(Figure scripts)
· · ·

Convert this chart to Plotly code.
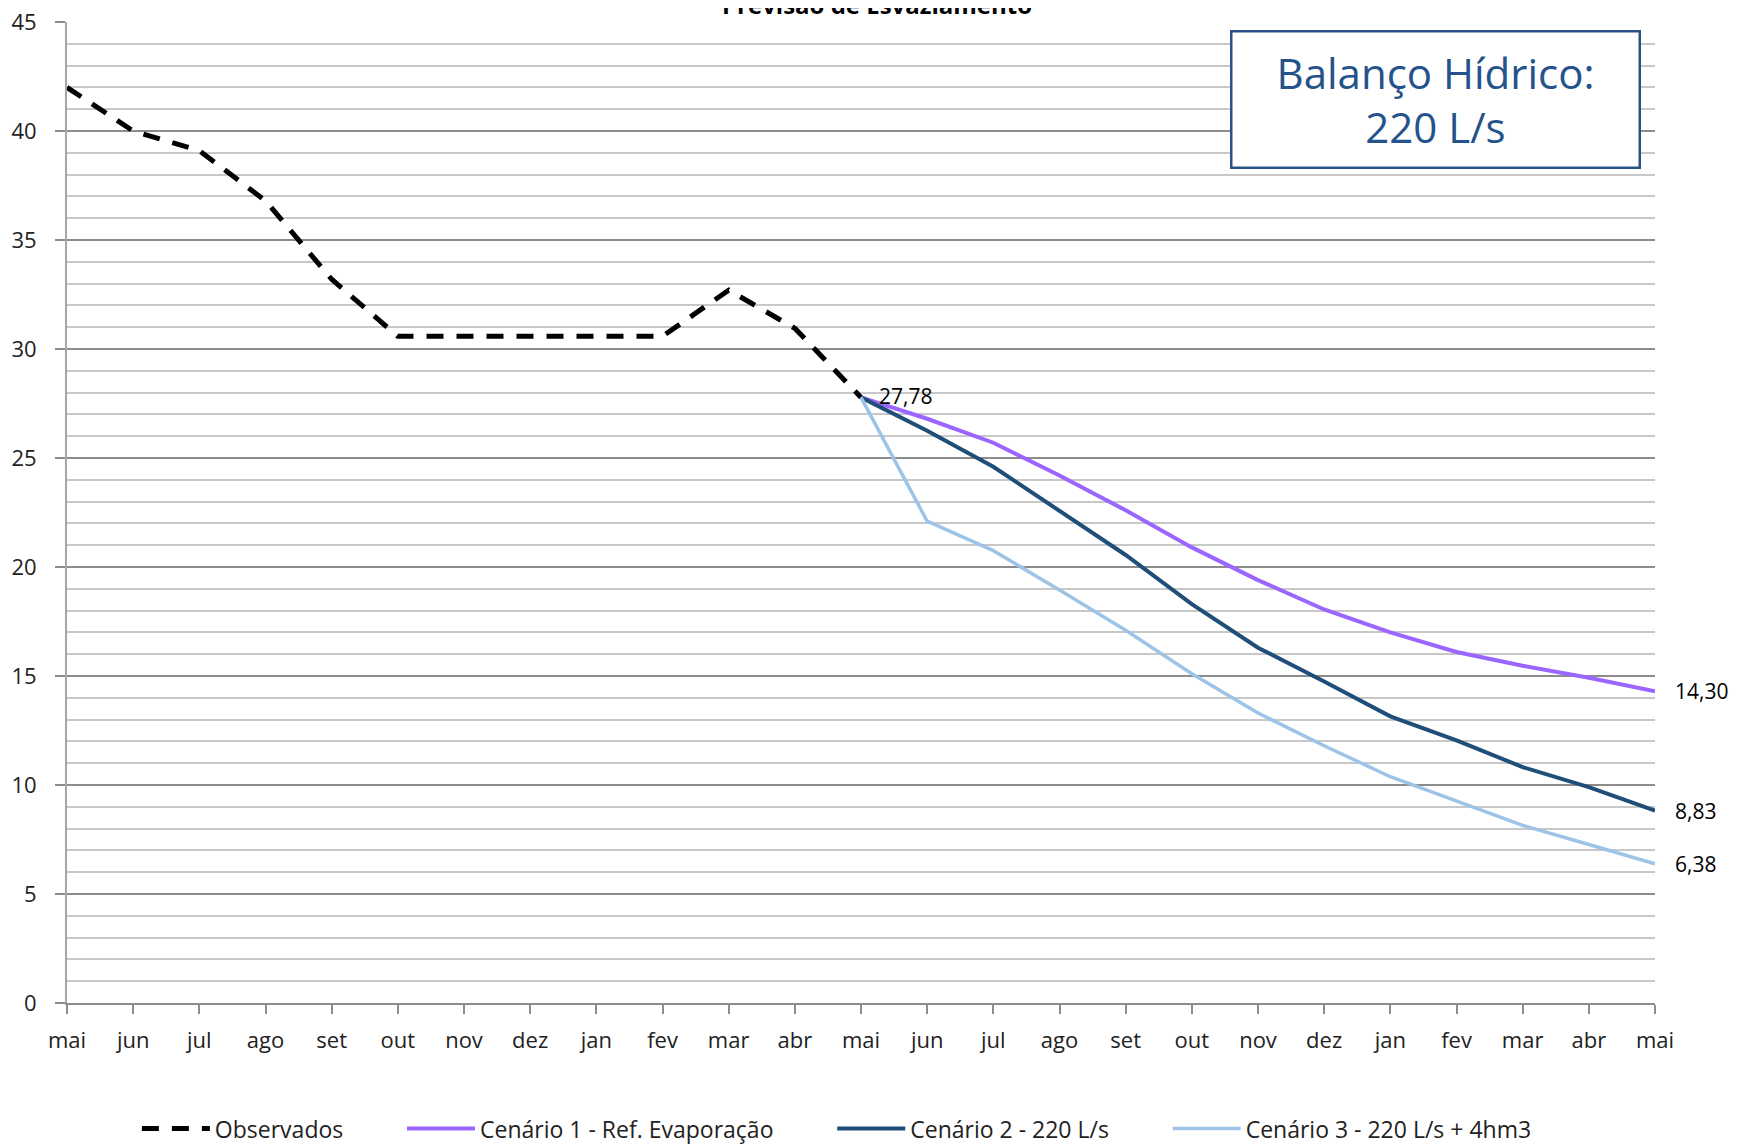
import plotly.graph_objects as go

months = ["mai", "jun", "jul", "ago", "set", "out", "nov", "dez", "jan", "fev", "mar", "abr",
          "mai", "jun", "jul", "ago", "set", "out", "nov", "dez", "jan", "fev", "mar", "abr", "mai"]

obs_idx = list(range(0, 13))
observados = [42.0, 40.0, 39.1, 36.8, 33.2, 30.58, 30.58, 30.58, 30.58, 30.58, 32.7, 30.95, 27.78]

cen_idx = list(range(12, 25))
cenario1 = [27.78, 26.8, 25.7, 24.2, 22.6, 20.9, 19.4, 18.05, 17.0, 16.1, 15.47, 14.92, 14.30]
cenario2 = [27.78, 26.25, 24.6, 22.6, 20.55, 18.3, 16.3, 14.75, 13.15, 12.05, 10.82, 9.9, 8.83]
cenario3 = [27.78, 22.1, 20.75, 18.95, 17.1, 15.1, 13.3, 11.8, 10.38, 9.25, 8.15, 7.27, 6.38]

names = ["Observados", "Cenário 1 - Ref. Evaporação", "Cenário 2 - 220 L/s", "Cenário 3 - 220 L/s + 4hm3"]
title_text = "Previsão de Esvaziamento"
box_text = "Balanço Hídrico:<br>220 L/s"

FONT = "Open Sans, Noto Sans, sans-serif"
NB = "\u00a0"

fig = go.Figure()
fig.add_trace(go.Scatter(x=obs_idx, y=observados, mode="lines", name=names[0] + NB * 9,
                         line=dict(color="black", width=5, dash="17px,13px")))
fig.add_trace(go.Scatter(x=cen_idx, y=cenario1, mode="lines", name=names[1] + NB * 9,
                         line=dict(color="#9B66FF", width=4)))
fig.add_trace(go.Scatter(x=cen_idx, y=cenario2, mode="lines", name=names[2] + NB * 9,
                         line=dict(color="#1F4E79", width=4)))
fig.add_trace(go.Scatter(x=cen_idx, y=cenario3, mode="lines", name=names[3],
                         line=dict(color="#9DC3E6", width=3.5)))

def fmt(v):
    return f"{v:.2f}".replace(".", ",")

annos = [
    dict(x=cen_idx[0], y=cenario1[0], text=fmt(cenario1[0]), xanchor="left", yanchor="middle",
         xshift=16, yshift=1, showarrow=False, font=dict(size=21, color="black", family=FONT)),
]
for series in (cenario1, cenario2, cenario3):
    annos.append(dict(x=cen_idx[-1], y=series[-1], text=fmt(series[-1]), xanchor="left",
                      yanchor="middle", xshift=18, showarrow=False,
                      font=dict(size=21, color="black", family=FONT)))

annos.append(dict(xref="paper", yref="paper", x=0.8615, y=0.9205, text=box_text,
                  showarrow=False, xanchor="center", yanchor="middle",
                  width=404, height=132, bgcolor="white", bordercolor="#2A5286", borderwidth=2.5,
                  font=dict(size=42, color="#24528A", family=FONT)))
annos.append(dict(xref="paper", yref="paper", x=0.51, y=1.0, yanchor="bottom", yshift=-1,
                  text="<b>" + title_text + "</b>", showarrow=False,
                  font=dict(size=24, color="black", family=FONT)))

fig.update_layout(
    width=1745, height=1139,
    margin=dict(l=59, r=98, t=14, b=144, autoexpand=False),
    paper_bgcolor="white", plot_bgcolor="white",
    font=dict(family=FONT, size=22, color="#222"),
    showlegend=True,
    legend=dict(orientation="h", x=0.044, xanchor="left", y=-0.128, yanchor="middle",
                font=dict(size=23, color="#222", family=FONT), itemwidth=68),
    annotations=annos,
)
fig.update_xaxes(
    range=[0, 24], tickvals=list(range(25)), ticktext=months,
    showgrid=False, zeroline=False, automargin=False, ticklabeloverflow="allow",
    showline=True, linecolor="#8c8c8c", linewidth=2,
    ticks="outside", ticklen=9, tickcolor="#8c8c8c", tickwidth=1.5,
    ticklabelstandoff=8, tickfont=dict(size=22, color="#222"),
)
fig.update_yaxes(
    range=[0, 45], dtick=5, tick0=0, automargin=False, ticklabeloverflow="allow",
    showgrid=True, gridcolor="#8c8c8c", gridwidth=2,
    zeroline=False, showline=True, linecolor="#a6a6a6", linewidth=2,
    ticks="outside", ticklen=10, tickcolor="#8c8c8c", tickwidth=1.5,
    ticklabelstandoff=14, tickfont=dict(size=22, color="#222"),
    minor=dict(dtick=1, showgrid=True, gridcolor="#c8c8c8", gridwidth=2, ticks=""),
)

fig.write_html("out.html")
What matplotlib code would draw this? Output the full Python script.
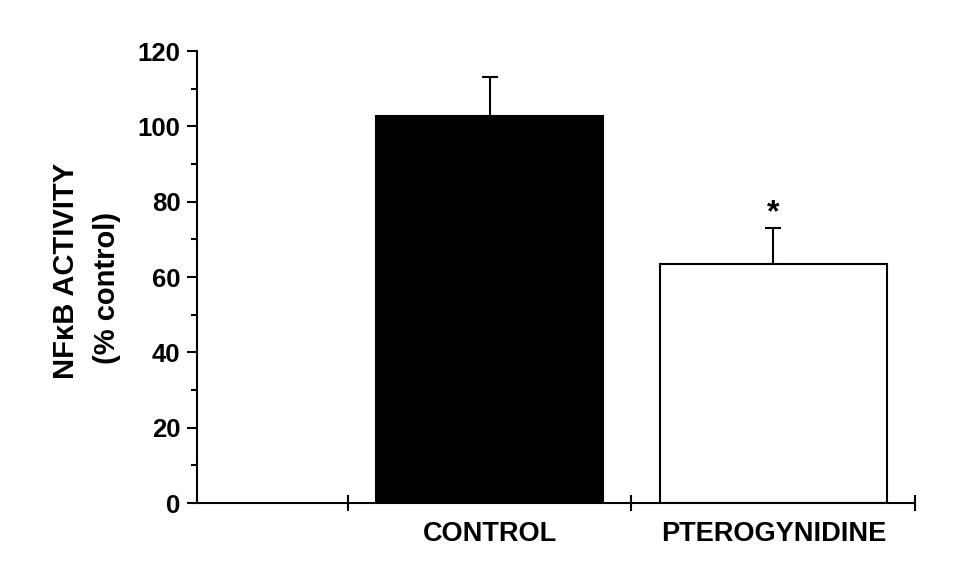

· · ·

#### [Aim]
Omit the pictures and restate the rest of the records verbatim.

#### [Answer to the exercise]
Convert this chart to Plotly code.
import plotly.graph_objects as go

months = ["mai", "jun", "jul", "ago", "set", "out", "nov", "dez", "jan", "fev", "mar", "abr",
          "mai", "jun", "jul", "ago", "set", "out", "nov", "dez", "jan", "fev", "mar", "abr", "mai"]

obs_idx = list(range(0, 13))
observados = [42.0, 40.0, 39.1, 36.8, 33.2, 30.58, 30.58, 30.58, 30.58, 30.58, 32.7, 30.95, 27.78]

cen_idx = list(range(12, 25))
cenario1 = [27.78, 26.8, 25.7, 24.2, 22.6, 20.9, 19.4, 18.05, 17.0, 16.1, 15.47, 14.92, 14.30]
cenario2 = [27.78, 26.25, 24.6, 22.6, 20.55, 18.3, 16.3, 14.75, 13.15, 12.05, 10.82, 9.9, 8.83]
cenario3 = [27.78, 22.1, 20.75, 18.95, 17.1, 15.1, 13.3, 11.8, 10.38, 9.25, 8.15, 7.27, 6.38]

names = ["Observados", "Cenário 1 - Ref. Evaporação", "Cenário 2 - 220 L/s", "Cenário 3 - 220 L/s + 4hm3"]
title_text = "Previsão de Esvaziamento"
box_text = "Balanço Hídrico:<br>220 L/s"

FONT = "Open Sans, Noto Sans, sans-serif"
NB = "\u00a0"

fig = go.Figure()
fig.add_trace(go.Scatter(x=obs_idx, y=observados, mode="lines", name=names[0] + NB * 9,
                         line=dict(color="black", width=5, dash="17px,13px")))
fig.add_trace(go.Scatter(x=cen_idx, y=cenario1, mode="lines", name=names[1] + NB * 9,
                         line=dict(color="#9B66FF", width=4)))
fig.add_trace(go.Scatter(x=cen_idx, y=cenario2, mode="lines", name=names[2] + NB * 9,
                         line=dict(color="#1F4E79", width=4)))
fig.add_trace(go.Scatter(x=cen_idx, y=cenario3, mode="lines", name=names[3],
                         line=dict(color="#9DC3E6", width=3.5)))

def fmt(v):
    return f"{v:.2f}".replace(".", ",")

annos = [
    dict(x=cen_idx[0], y=cenario1[0], text=fmt(cenario1[0]), xanchor="left", yanchor="middle",
         xshift=16, yshift=1, showarrow=False, font=dict(size=21, color="black", family=FONT)),
]
for series in (cenario1, cenario2, cenario3):
    annos.append(dict(x=cen_idx[-1], y=series[-1], text=fmt(series[-1]), xanchor="left",
                      yanchor="middle", xshift=18, showarrow=False,
                      font=dict(size=21, color="black", family=FONT)))

annos.append(dict(xref="paper", yref="paper", x=0.8615, y=0.9205, text=box_text,
                  showarrow=False, xanchor="center", yanchor="middle",
                  width=404, height=132, bgcolor="white", bordercolor="#2A5286", borderwidth=2.5,
                  font=dict(size=42, color="#24528A", family=FONT)))
annos.append(dict(xref="paper", yref="paper", x=0.51, y=1.0, yanchor="bottom", yshift=-1,
                  text="<b>" + title_text + "</b>", showarrow=False,
                  font=dict(size=24, color="black", family=FONT)))

fig.update_layout(
    width=1745, height=1139,
    margin=dict(l=59, r=98, t=14, b=144, autoexpand=False),
    paper_bgcolor="white", plot_bgcolor="white",
    font=dict(family=FONT, size=22, color="#222"),
    showlegend=True,
    legend=dict(orientation="h", x=0.044, xanchor="left", y=-0.128, yanchor="middle",
                font=dict(size=23, color="#222", family=FONT), itemwidth=68),
    annotations=annos,
)
fig.update_xaxes(
    range=[0, 24], tickvals=list(range(25)), ticktext=months,
    showgrid=False, zeroline=False, automargin=False, ticklabeloverflow="allow",
    showline=True, linecolor="#8c8c8c", linewidth=2,
    ticks="outside", ticklen=9, tickcolor="#8c8c8c", tickwidth=1.5,
    ticklabelstandoff=8, tickfont=dict(size=22, color="#222"),
)
fig.update_yaxes(
    range=[0, 45], dtick=5, tick0=0, automargin=False, ticklabeloverflow="allow",
    showgrid=True, gridcolor="#8c8c8c", gridwidth=2,
    zeroline=False, showline=True, linecolor="#a6a6a6", linewidth=2,
    ticks="outside", ticklen=10, tickcolor="#8c8c8c", tickwidth=1.5,
    ticklabelstandoff=14, tickfont=dict(size=22, color="#222"),
    minor=dict(dtick=1, showgrid=True, gridcolor="#c8c8c8", gridwidth=2, ticks=""),
)

fig.write_html("out.html")
What matplotlib code would draw this? Output the full Python script.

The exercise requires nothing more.